I thought I had a sense of what a tsunami was before I read this book and watched videos of the disaster online, but I was totally wrong. I thought tsunamis as one giant ocean wave, crashing against the land - like in the famous Japanese painting. Instead, it was as if the ocean suddenly rose 40 feet and was rushing down onto the land to become level once more. The rapid crawl forward you see in the ocean after a wave has already broken on the shore. You can see houses, trees, cars, being engulfed and sucked out to see sea as if they were grains of sand on a beach. Even hearing so many firsthand accounts and seeing the destruction online with my own eyes, the brain can’t quite make sense of such a thing. I couldn’t believe how dark the water was - black, exactly like the survivors described in the book.
This book tells the story that didn’t make the news abroad: the story of the tsunami and its victims, with special focus on an elementary school where almost all of the children and teachers died. Listening to the accounts of the children who escaped the tsunami and the parents who lost their children to the water was difficult, but captivating. I was struck by the depth of interviews the author was able to conduct with so many different people - teachers, students, parents. It provided such a human view of an event that is so often described with mere statistics.

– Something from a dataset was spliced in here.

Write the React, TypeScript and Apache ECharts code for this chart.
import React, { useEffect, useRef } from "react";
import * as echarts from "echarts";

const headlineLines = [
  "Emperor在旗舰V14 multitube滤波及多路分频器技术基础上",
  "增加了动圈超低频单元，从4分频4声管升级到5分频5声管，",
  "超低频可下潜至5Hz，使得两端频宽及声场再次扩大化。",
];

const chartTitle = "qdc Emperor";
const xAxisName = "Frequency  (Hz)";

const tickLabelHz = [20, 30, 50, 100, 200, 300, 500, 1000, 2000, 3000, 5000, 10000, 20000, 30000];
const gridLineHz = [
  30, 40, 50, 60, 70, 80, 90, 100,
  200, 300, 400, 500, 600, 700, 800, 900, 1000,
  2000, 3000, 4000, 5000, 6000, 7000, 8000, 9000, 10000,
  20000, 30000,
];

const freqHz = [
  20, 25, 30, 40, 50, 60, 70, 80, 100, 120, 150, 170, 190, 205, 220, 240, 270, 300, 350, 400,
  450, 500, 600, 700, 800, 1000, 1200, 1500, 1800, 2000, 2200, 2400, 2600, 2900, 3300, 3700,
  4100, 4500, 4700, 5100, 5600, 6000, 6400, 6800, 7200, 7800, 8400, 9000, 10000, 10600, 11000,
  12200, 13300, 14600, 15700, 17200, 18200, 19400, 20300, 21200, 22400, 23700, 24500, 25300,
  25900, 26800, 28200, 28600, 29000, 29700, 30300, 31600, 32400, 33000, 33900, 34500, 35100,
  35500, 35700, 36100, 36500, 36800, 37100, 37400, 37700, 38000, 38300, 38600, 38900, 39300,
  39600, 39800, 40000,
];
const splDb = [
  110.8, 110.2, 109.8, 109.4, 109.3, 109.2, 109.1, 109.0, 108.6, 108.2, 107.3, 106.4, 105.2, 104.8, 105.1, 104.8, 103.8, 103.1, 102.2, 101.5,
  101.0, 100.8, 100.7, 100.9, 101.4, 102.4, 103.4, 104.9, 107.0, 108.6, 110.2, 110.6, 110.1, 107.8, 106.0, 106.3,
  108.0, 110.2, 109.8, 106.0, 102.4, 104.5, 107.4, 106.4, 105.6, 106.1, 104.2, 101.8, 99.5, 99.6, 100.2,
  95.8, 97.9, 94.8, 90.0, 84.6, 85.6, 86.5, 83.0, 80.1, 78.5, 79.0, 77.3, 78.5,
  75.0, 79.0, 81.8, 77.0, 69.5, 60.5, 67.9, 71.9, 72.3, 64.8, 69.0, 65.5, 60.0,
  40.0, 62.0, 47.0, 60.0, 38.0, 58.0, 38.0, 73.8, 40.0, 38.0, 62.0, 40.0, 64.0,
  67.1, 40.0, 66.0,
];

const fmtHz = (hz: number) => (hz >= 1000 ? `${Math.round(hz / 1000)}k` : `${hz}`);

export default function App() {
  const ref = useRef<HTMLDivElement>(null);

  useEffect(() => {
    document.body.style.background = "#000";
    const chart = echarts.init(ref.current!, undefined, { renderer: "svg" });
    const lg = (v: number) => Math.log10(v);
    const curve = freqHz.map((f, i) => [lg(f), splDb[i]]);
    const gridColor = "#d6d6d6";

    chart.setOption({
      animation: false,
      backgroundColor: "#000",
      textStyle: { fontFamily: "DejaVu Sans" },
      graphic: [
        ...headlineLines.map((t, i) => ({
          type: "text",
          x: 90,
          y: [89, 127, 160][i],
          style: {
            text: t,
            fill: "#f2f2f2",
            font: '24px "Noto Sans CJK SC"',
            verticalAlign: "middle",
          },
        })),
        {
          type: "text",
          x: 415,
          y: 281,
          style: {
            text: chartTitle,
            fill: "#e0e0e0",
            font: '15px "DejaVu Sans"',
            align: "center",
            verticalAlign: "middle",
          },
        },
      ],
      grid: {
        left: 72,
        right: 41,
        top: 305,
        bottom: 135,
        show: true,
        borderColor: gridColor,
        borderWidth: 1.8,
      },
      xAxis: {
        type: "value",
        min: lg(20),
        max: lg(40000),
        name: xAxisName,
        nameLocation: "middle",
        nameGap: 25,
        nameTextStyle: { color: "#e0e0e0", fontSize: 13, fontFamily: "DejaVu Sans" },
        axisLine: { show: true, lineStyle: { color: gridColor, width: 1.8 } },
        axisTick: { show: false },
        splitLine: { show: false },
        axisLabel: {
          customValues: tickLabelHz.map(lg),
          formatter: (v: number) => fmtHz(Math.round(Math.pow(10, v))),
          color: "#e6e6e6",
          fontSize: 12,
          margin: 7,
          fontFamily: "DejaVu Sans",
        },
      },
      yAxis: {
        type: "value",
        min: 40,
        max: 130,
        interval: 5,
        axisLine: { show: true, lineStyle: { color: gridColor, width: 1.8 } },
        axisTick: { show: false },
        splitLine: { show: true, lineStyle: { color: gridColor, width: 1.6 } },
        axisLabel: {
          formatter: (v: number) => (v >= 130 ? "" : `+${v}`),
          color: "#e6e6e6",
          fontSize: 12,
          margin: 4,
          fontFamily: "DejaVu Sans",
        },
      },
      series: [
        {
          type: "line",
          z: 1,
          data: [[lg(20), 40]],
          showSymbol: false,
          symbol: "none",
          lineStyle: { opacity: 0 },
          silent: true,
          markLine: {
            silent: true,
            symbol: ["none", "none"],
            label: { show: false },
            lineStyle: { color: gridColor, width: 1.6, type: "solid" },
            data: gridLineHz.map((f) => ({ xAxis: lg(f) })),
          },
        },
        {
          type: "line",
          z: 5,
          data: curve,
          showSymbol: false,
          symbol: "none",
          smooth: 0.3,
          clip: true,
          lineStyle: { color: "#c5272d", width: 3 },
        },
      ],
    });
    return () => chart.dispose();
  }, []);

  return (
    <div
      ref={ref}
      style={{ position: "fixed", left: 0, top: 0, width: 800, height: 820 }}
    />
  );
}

Something I didn’t expect to find in this book was an exploration of Japanese culture. The author, who is English, strikes an equally critical and awed view of Japan’s value of gaman, which refers to calm endurance of hardship - something Japanese are meant to aspire to embody. This trait is what allowed people to immediately organize after the tsunami, even without government assistance, to make sure those displaced had food and shelter. Like the author, I cannot imagine Americans being this cooperative. There was no looting, no fighting, even no outward expression of their suffering! As the author notes, gaman also leads to preservation of the status quo. It is why so few parents were outspoken about criticizing the negligence of the school board, and why people so diligently followed the directions of their higher ups, even when it would’ve been better not to.

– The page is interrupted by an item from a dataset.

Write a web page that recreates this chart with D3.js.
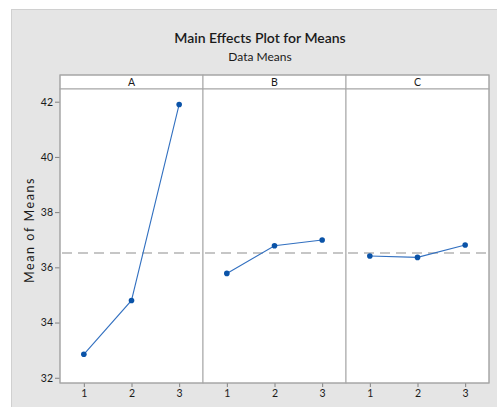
<!DOCTYPE html>
<html>
<head>
<meta charset="utf-8">
<script src="https://cdn.jsdelivr.net/npm/d3@7"></script>
<style>
  html, body { margin: 0; padding: 0; background: #ffffff; }
  svg { display: block; }
  text { font-family: "Lato", "Open Sans", sans-serif; fill: #1a1a1a; }
</style>
</head>
<body>
<svg id="chart" width="497" height="407"></svg>
<script>
// Factor panels and their level means
const factors = ["A", "B", "C"];
const levels = [1, 2, 3];
const meansA = [32.85, 34.8, 41.9];
const meansB = [35.78, 36.78, 36.99];
const meansC = [36.41, 36.36, 36.81];
const yTicks = [32, 34, 36, 38, 40, 42];
const grandMean = 36.52;

const seriesByFactor = [meansA, meansB, meansC];

const W = 497, H = 407;
const plotLeft = 60, plotRight = 489;
const stripTop = 75, plotTop = 89, plotBottom = 383;
const panelW = (plotRight - plotLeft) / factors.length;

const svg = d3.select("#chart");

// Gray backdrop
svg.append("rect")
  .attr("x", 11).attr("y", 9)
  .attr("width", W - 11).attr("height", H - 9)
  .attr("fill", "#e5e5e5");
svg.append("line")
  .attr("x1", 11).attr("x2", W).attr("y1", 9.5).attr("y2", 9.5)
  .attr("stroke", "#d0d0d0");
svg.append("line")
  .attr("x1", 11.5).attr("x2", 11.5).attr("y1", 9).attr("y2", H)
  .attr("stroke", "#d0d0d0");

// Titles
svg.append("text")
  .attr("x", 260).attr("y", 43)
  .attr("text-anchor", "middle")
  .attr("font-size", 14)
  .attr("font-weight", 600)
  .text("Main Effects Plot for Means");
svg.append("text")
  .attr("x", 260).attr("y", 61)
  .attr("text-anchor", "middle")
  .attr("font-size", 12)
  .text("Data Means");

const y = d3.scaleLinear()
  .domain([31.81, 42.46])
  .range([plotBottom, plotTop]);

// Y axis
const yAxis = svg.append("g")
  .attr("transform", `translate(${plotLeft},0)`)
  .call(d3.axisLeft(y).tickValues(yTicks).tickSize(5).tickPadding(2).tickFormat(d3.format("d")));
yAxis.select(".domain").remove();
yAxis.selectAll(".tick line").attr("stroke", "#808080");
yAxis.selectAll(".tick text")
  .attr("font-size", 10.5)
  .attr("font-family", "Lato, sans-serif")
  .attr("fill", "#1a1a1a");

svg.append("text")
  .attr("transform", "translate(34,230) rotate(-90)")
  .attr("text-anchor", "middle")
  .attr("font-size", 12.5)
  .attr("letter-spacing", 1.6)
  .text("Mean of Means");

factors.forEach((f, i) => {
  const x0 = plotLeft + i * panelW;
  const x = d3.scaleLinear().domain([0.5, 3.5]).range([x0, x0 + panelW]);
  const g = svg.append("g");

  // Strip header
  g.append("rect")
    .attr("x", x0).attr("y", stripTop)
    .attr("width", panelW).attr("height", plotTop - stripTop)
    .attr("fill", "#ffffff").attr("stroke", "#a6a6a6");
  g.append("text")
    .attr("x", x0 + panelW / 2).attr("y", plotTop - 3.5)
    .attr("text-anchor", "middle")
    .attr("font-size", 10.5)
    .text(f);

  // Panel body
  g.append("rect")
    .attr("x", x0).attr("y", plotTop)
    .attr("width", panelW).attr("height", plotBottom - plotTop)
    .attr("fill", "#ffffff").attr("stroke", "#a6a6a6");

  // Reference line at the overall mean
  g.append("line")
    .attr("x1", x0 + 2).attr("x2", x0 + panelW)
    .attr("y1", y(grandMean)).attr("y2", y(grandMean))
    .attr("stroke", "#c6c6c6")
    .attr("stroke-width", 2)
    .attr("stroke-dasharray", "10,6");

  // X axis
  const xAxis = g.append("g")
    .attr("transform", `translate(0,${plotBottom})`)
    .call(d3.axisBottom(x).tickValues(levels).tickSize(4).tickPadding(3).tickFormat(d3.format("d")));
  xAxis.select(".domain").remove();
  xAxis.selectAll(".tick line").attr("stroke", "#808080");
  xAxis.selectAll(".tick text")
    .attr("font-size", 10.5)
    .attr("font-family", "Lato, sans-serif")
    .attr("fill", "#1a1a1a");

  const pts = levels.map((l, k) => ({ l, v: seriesByFactor[i][k] }));
  g.append("path")
    .datum(pts)
    .attr("fill", "none")
    .attr("stroke", "#3270c0")
    .attr("stroke-width", 1.1)
    .attr("d", d3.line().x(d => x(d.l)).y(d => y(d.v)));
  g.selectAll("circle")
    .data(pts)
    .join("circle")
    .attr("cx", d => x(d.l))
    .attr("cy", d => y(d.v))
    .attr("r", 2.8)
    .attr("fill", "#0a53a8");
});

// Outer frame of the panel block
svg.append("rect")
  .attr("x", plotLeft).attr("y", stripTop)
  .attr("width", plotRight - plotLeft).attr("height", plotBottom - stripTop)
  .attr("fill", "none").attr("stroke", "#a6a6a6");
</script>
</body>
</html>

I was also really intrigued by Japanese spirituality and the worshipping of ancestors. So many of the parents interviewed were grieving not only their child, but their spiritual future. Without children to remember them and their other ancestors, what would happen to them in the afterlife? It was a grief that had never even occurred to me.
Overall, I think this book was a beautifully written, people-focused look into the 2011 disaster. These stories are so valuable and will stick with me more vividly than the Wikipedia page did.